Russia claims 380 'ISIS targets' in Syria hit since start of bombing
AFP, , Friday 16 Oct 2015


Russia has hit more than 380 "ISIS targets" since launching its bombing campaign in Syria on September 30, a senior military official said on Friday.

"Since the start of the operation we conducted more than 600 sorties and bombed more than 380 ISIS targets," Colonel General Andrei Kartapolov, a senior Russian General Staff official, told Russian tabloid Komsomolskaya Pravda.

Russia launched a bombing campaign in Syria late last month in support of forces loyal to its longstanding ally President Bashar al-Assad.

Moscow's military has almost uniformly claimed its strikes have hit "ISIS" targets despite the fact that many of the sites struck seem to fall outside territory held by the group.

The US and other members of a rival coalition targeting ISIS say Moscow has focused the bulk of its firepower on other rebel groups battling Assad.

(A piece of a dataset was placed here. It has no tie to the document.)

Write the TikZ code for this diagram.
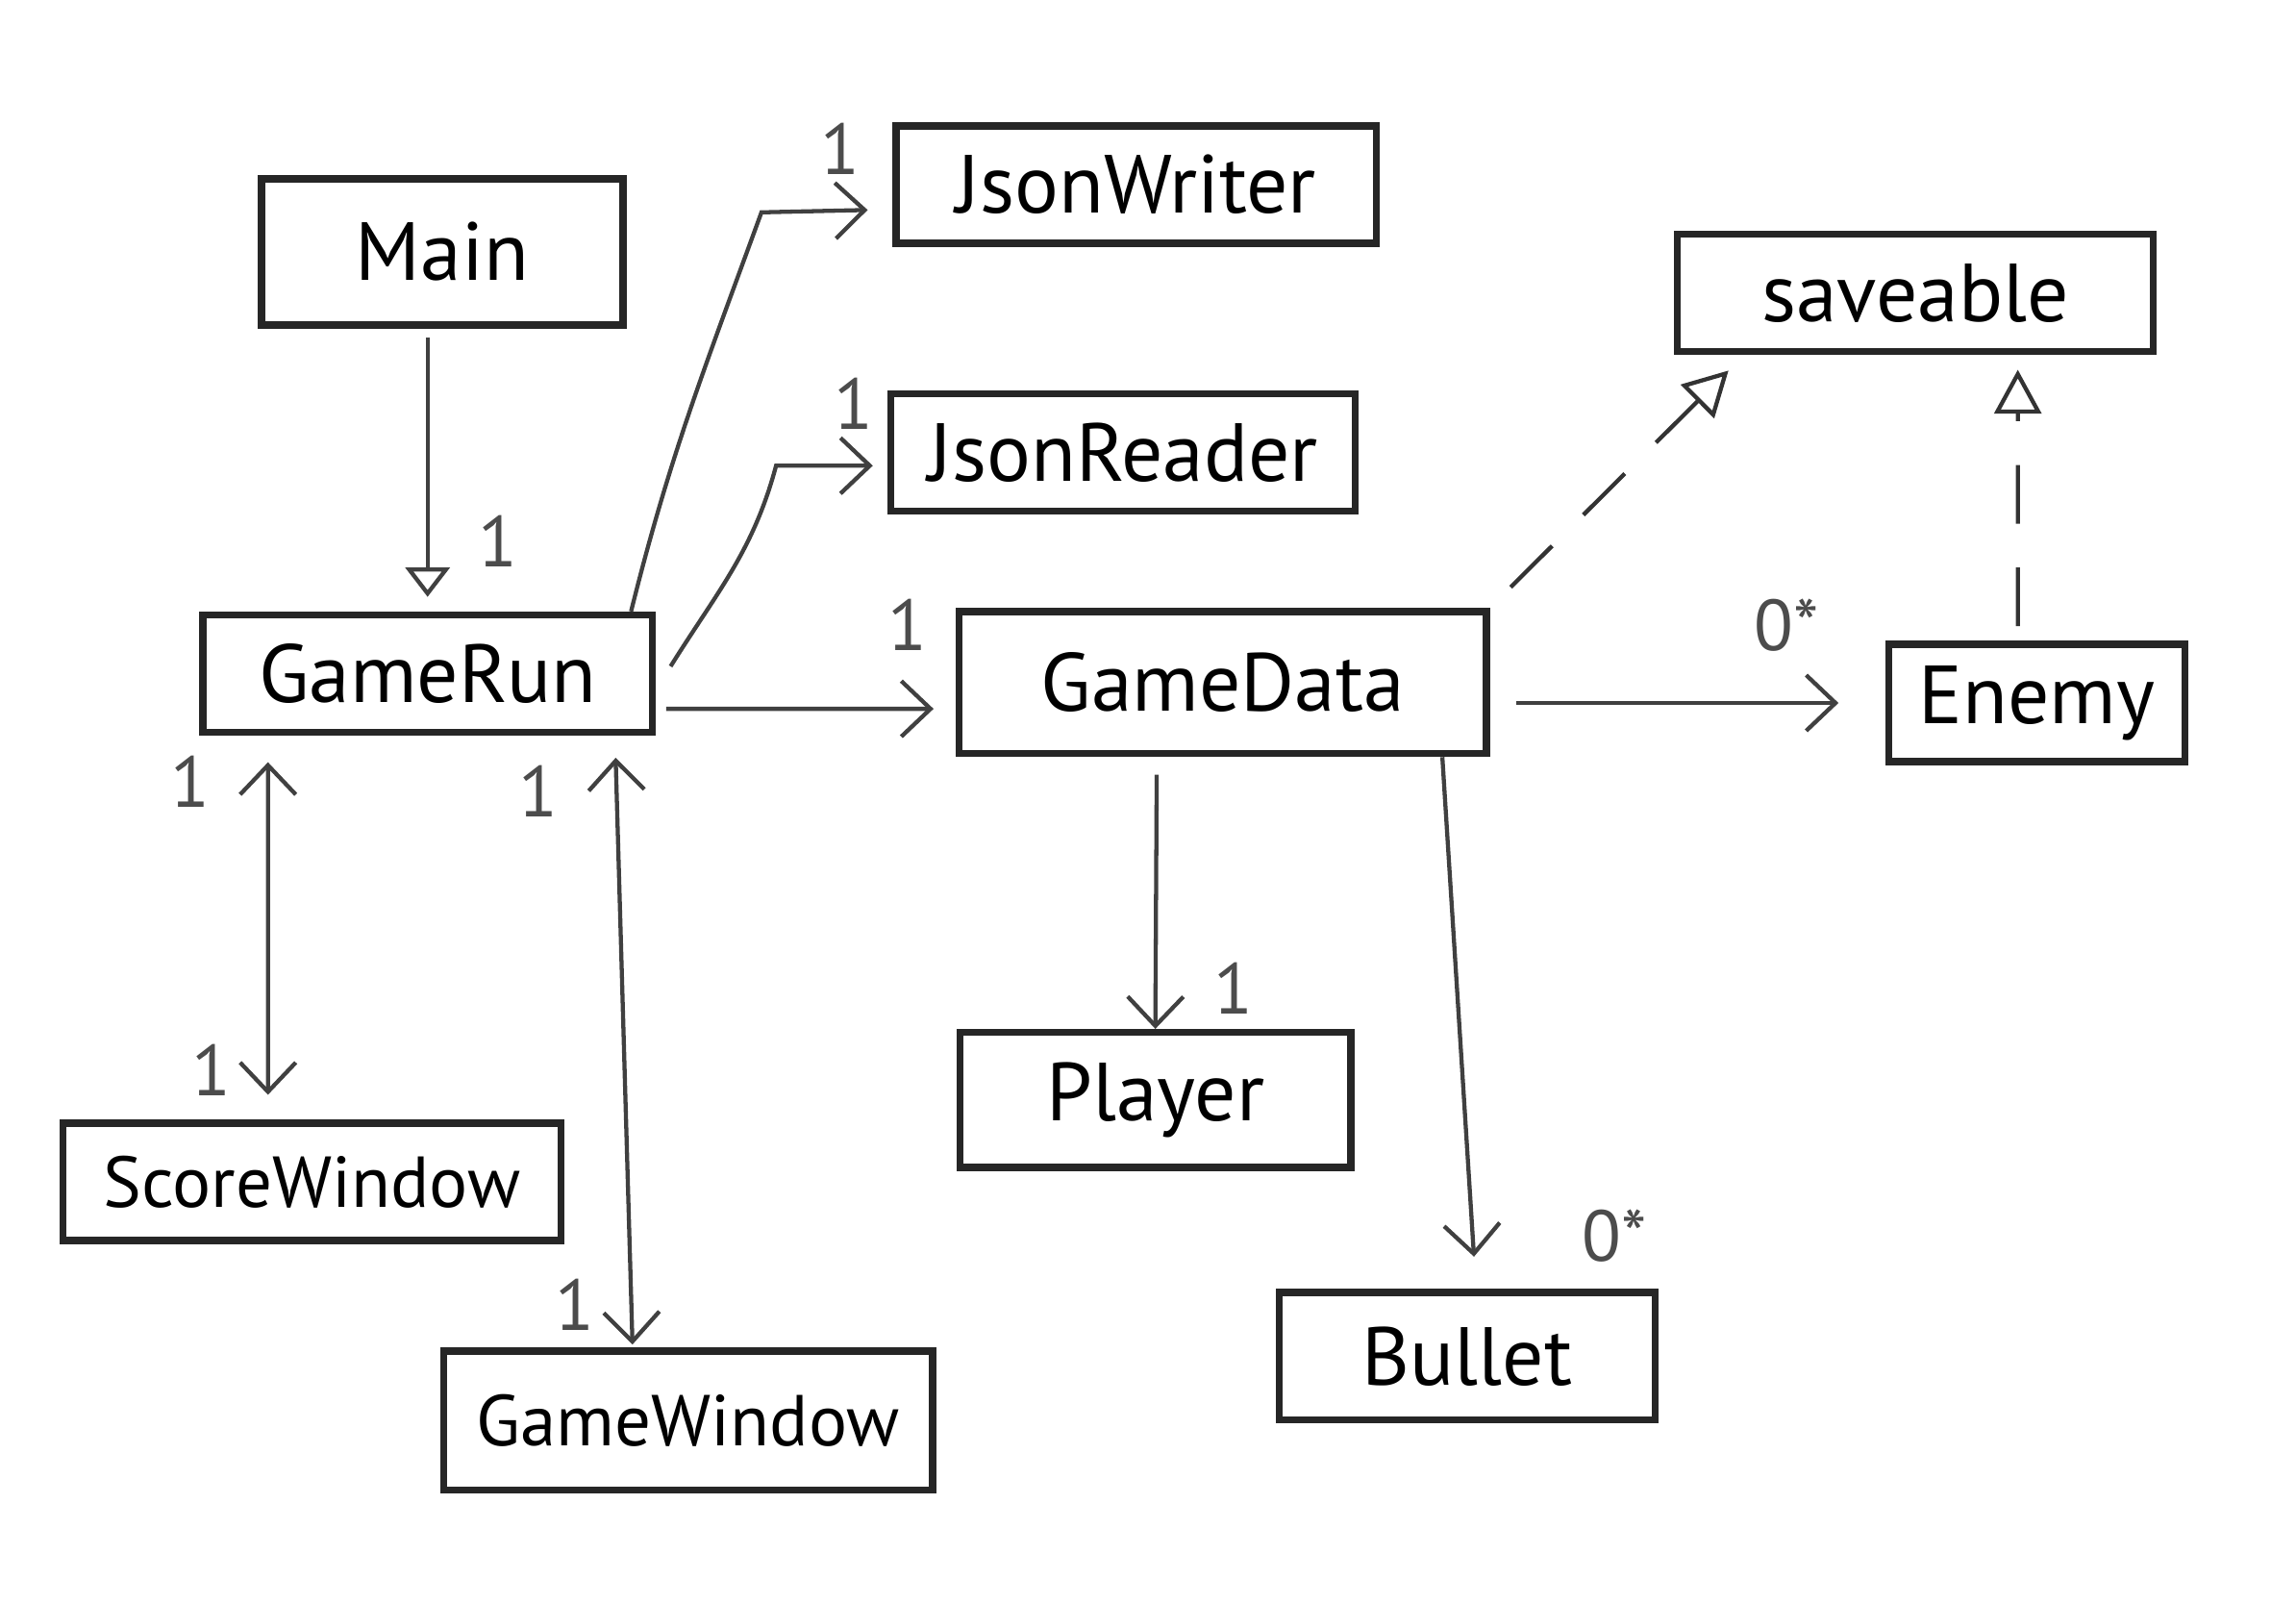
\documentclass[tikz,border=0pt]{standalone}
\usepackage{fontspec}
\setmainfont{PT Sans}
\usetikzlibrary{arrows.meta,positioning}

\tikzset{
  cls/.style={draw=black!85, line width=1.4pt, minimum height=0.8cm,
              font=\fontsize{16}{19}\selectfont, inner sep=2pt},
  wide/.style={font=\fontsize{14}{17}\selectfont},
  mult/.style={font=\fontsize{14}{16}\selectfont, text=black!70, inner sep=1pt},
  assoc/.style={->, line width=0.8pt, draw=black!75},
  real/.style={-{Triangle[open,length=3mm,width=3.2mm]}, line width=0.8pt,
               draw=black!80, dash pattern=on 4mm off 3mm}
}

\begin{document}
\begin{tikzpicture}[>={Straight Barb[length=2mm,width=3.8mm]}]
  \fill[white] (0,0) rectangle (15.68,-10.95);

  % classes
  \node[cls, minimum width=2.47cm, minimum height=1cm]    (Main)        at (3.02,-1.72)  {Main};
  \node[cls, minimum width=3.28cm]                        (JsonWriter)  at (7.76,-1.26)  {JsonWriter};
  \node[cls, minimum width=3.17cm]                        (JsonReader)  at (7.67,-3.09)  {JsonReader};
  \node[cls, minimum width=3.25cm]                        (saveable)    at (13.08,-2.0)  {saveable};
  \node[cls, minimum width=3.07cm]                        (GameRun)     at (2.92,-4.6)   {GameRun};
  \node[cls, minimum width=3.6cm, minimum height=0.97cm]  (GameData)    at (8.35,-4.66)  {GameData};
  \node[cls, minimum width=2.02cm]                        (Enemy)       at (13.91,-4.8)  {Enemy};
  \node[cls, minimum width=2.67cm, minimum height=0.92cm] (Player)      at (7.89,-7.51)  {Player};
  \node[cls, wide, minimum width=3.4cm]                   (ScoreWindow) at (2.13,-8.07)  {ScoreWindow};
  \node[cls, wide, minimum width=3.34cm, minimum height=0.95cm] (GameWindow) at (4.70,-9.70) {GameWindow};
  \node[cls, minimum width=2.57cm, minimum height=0.87cm] (Bullet)      at (10.02,-9.26) {Bullet};

  % associations
  \draw[assoc, -{Triangle[open,length=2mm,width=3mm]}, shorten <=0.6mm, shorten >=1mm]
        (GameRun.north |- Main.south) -- node[mult, pos=0.75, right=3mm] {1} (GameRun.north);
  \draw[assoc, shorten >=1.7mm] ([xshift=-1.7mm]GameRun.north east) to[out=76,in=-110] (5.2,-1.45)
        -- node[mult, pos=0.6, above=2mm] {1} ([yshift=-1.7mm]JsonWriter.west);
  \draw[assoc, shorten >=1mm] ([yshift=0.5mm,xshift=1mm]GameRun.east) to[out=58,in=-105] (5.3,-3.18)
        -- node[mult, pos=0.7, above=2mm] {1} ([yshift=-0.9mm]JsonReader.west);
  \draw[assoc, shorten <=0.7mm, shorten >=1.5mm] ([yshift=-2.4mm]GameRun.east)
        -- node[mult, pos=0.84, above=3.5mm] {1} ([yshift=-1.8mm]GameData.west);
  \draw[assoc, <->, shorten <=1.8mm, shorten >=1.7mm] ([xshift=-10.9mm]GameRun.south)
        -- node[mult, pos=0.12, left=3.5mm] {1} node[mult, pos=0.87, left=2mm] {1}
           ([xshift=-3mm]ScoreWindow.north);
  \draw[assoc, <->, shorten <=1.5mm, shorten >=0.2mm] ([xshift=12.8mm]GameRun.south)
        -- node[mult, pos=0.09, left=3.5mm] {1} node[mult, pos=0.93, left=2mm] {1}
           ([xshift=-3.8mm]GameWindow.north);
  \draw[assoc, shorten <=1.8mm, shorten >=3.2mm] ([yshift=-1.4mm]GameData.east)
        -- node[mult, pos=0.75, above=3mm] {0*} (Enemy.west);
  \draw[assoc, shorten <=1.2mm] ([xshift=-4.5mm]GameData.south)
        -- node[mult, pos=0.85, right=3.5mm] {1} (Player.north);
  \draw[assoc, shorten >=2.2mm] ([xshift=15mm]GameData.south)
        -- node[mult, pos=0.9, right=7mm] {0*} ([xshift=0.6mm]Bullet.north);

  % realizations
  \draw[real, shorten <=2mm, shorten >=1.5mm] (GameData.north east) -- ([xshift=4.8mm]saveable.south west);
  \draw[real, shorten <=1mm, shorten >=1mm] ([xshift=-1.3mm]Enemy.north) -- ([xshift=7mm]saveable.south);
\end{tikzpicture}
\end{document}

Kartapolov slammed the US-led coalition, saying the US had not responded to Russia's invitation to cooperate in the fight against ISIS.

"They consider it humiliating to admit that they cannot fulfil a task they had set out for themselves one year ago without Russia," Kartapolov said, adding that the coalition's year-long bombing campaign was "window-dressing."

"They are in fact unlikely to have the necessary amount of information about ISIS targets, which the results of their strikes reflects," he said.

Kartapolov also accused the coalition of bombing infrastructure essential to a ground operation by the Syrian army.

"It [coalition bombing] does not complicate the activities of ISIS as much as that of the government forces of President Assad," he said.

Speaking at a regional summit in Kazakhstan on Friday, Russian President Vladimir Putin praised the more than two-week-old campaign, saying the strikes had "destroyed dozens of command posts, munitions depots, hundreds of terrorists and a large amount of military hardware".

The Russian defence ministry said Friday that the latest Russian air strikes had created "favourable conditions" for a Syrian ground offensive and destroyed two ISIS command posts in the Aleppo province, among other targets.

Kartapolov said that Russia -- which already has a naval facility in the port city of Tartus and uses an airfield in Latakia -- could build a full-fledged Russian military base in the country.